TASK OBJECTIVE
Nothing after the line with "yticks = [-1.5, -1.0, -0.5, 0.0, 0.5, 1.0, 1.5]" belongs in the copy; extract the lines below from the top through that line, pictures left out.

**** DATA ENTRIES

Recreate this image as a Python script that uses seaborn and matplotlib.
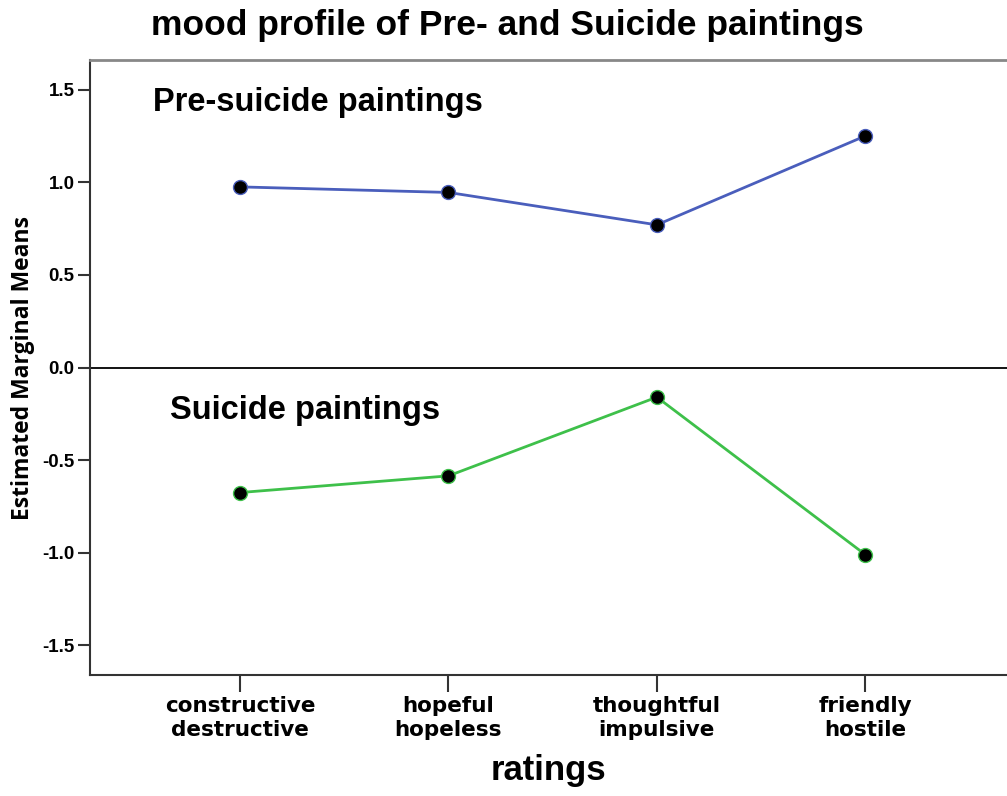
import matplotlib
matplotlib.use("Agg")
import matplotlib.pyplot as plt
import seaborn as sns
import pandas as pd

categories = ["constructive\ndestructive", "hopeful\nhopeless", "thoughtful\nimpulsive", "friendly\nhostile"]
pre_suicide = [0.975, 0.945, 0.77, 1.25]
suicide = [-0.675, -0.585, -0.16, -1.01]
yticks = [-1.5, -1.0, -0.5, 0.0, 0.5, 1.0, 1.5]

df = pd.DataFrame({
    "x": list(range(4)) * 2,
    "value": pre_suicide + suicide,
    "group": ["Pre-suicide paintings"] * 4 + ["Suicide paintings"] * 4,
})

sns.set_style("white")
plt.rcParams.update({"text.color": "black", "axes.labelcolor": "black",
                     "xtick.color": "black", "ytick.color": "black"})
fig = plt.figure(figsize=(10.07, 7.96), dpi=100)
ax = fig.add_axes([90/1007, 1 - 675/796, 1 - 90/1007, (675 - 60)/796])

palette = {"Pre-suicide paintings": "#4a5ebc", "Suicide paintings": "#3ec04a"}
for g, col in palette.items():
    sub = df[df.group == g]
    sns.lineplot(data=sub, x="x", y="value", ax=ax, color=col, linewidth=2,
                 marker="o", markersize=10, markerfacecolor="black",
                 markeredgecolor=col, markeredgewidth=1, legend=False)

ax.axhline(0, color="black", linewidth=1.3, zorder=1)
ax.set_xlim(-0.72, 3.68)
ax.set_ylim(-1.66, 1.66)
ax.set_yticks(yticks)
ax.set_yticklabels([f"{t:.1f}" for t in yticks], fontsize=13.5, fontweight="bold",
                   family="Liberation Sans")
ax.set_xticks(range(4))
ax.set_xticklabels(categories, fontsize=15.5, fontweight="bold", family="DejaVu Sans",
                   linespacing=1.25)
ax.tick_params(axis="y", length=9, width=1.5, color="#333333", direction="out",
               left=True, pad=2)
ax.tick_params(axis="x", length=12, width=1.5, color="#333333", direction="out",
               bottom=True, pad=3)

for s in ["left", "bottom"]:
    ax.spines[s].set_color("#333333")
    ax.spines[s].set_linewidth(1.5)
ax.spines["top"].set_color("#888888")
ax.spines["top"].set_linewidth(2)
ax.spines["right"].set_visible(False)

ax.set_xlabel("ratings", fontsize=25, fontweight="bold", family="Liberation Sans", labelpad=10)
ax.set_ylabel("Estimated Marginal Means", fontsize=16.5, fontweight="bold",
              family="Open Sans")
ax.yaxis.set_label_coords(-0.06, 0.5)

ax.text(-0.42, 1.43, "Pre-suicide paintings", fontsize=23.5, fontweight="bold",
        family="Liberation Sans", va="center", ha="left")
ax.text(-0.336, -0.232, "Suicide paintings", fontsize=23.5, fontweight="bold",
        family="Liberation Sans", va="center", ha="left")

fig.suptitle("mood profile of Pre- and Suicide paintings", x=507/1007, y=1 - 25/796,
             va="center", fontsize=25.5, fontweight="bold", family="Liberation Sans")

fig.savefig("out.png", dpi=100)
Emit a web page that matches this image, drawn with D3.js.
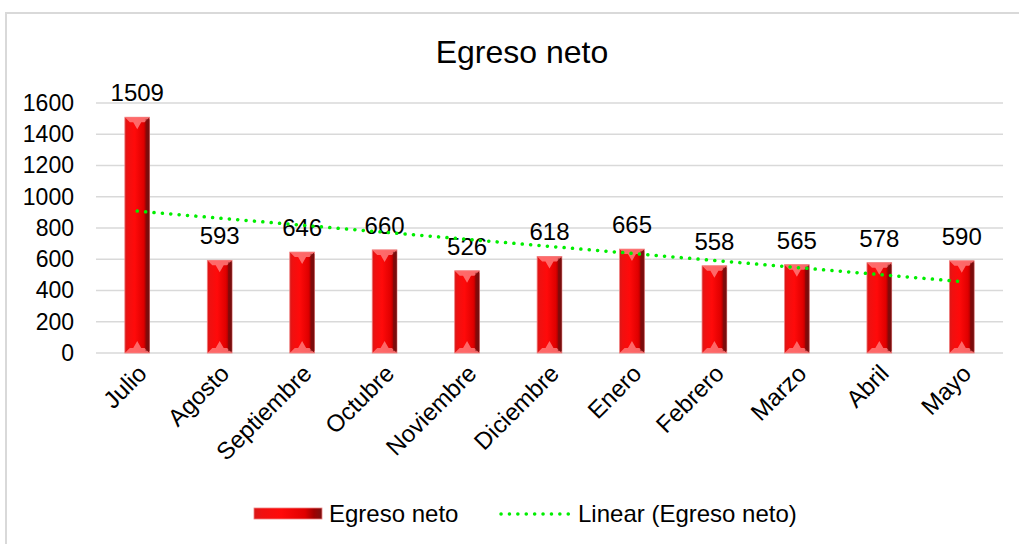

********

RESULT
Recreate this image as a Python script that uses seaborn and matplotlib.
import matplotlib
matplotlib.use("Agg")
import matplotlib.pyplot as plt
import seaborn as sns
import pandas as pd

categories = ["constructive\ndestructive", "hopeful\nhopeless", "thoughtful\nimpulsive", "friendly\nhostile"]
pre_suicide = [0.975, 0.945, 0.77, 1.25]
suicide = [-0.675, -0.585, -0.16, -1.01]
yticks = [-1.5, -1.0, -0.5, 0.0, 0.5, 1.0, 1.5]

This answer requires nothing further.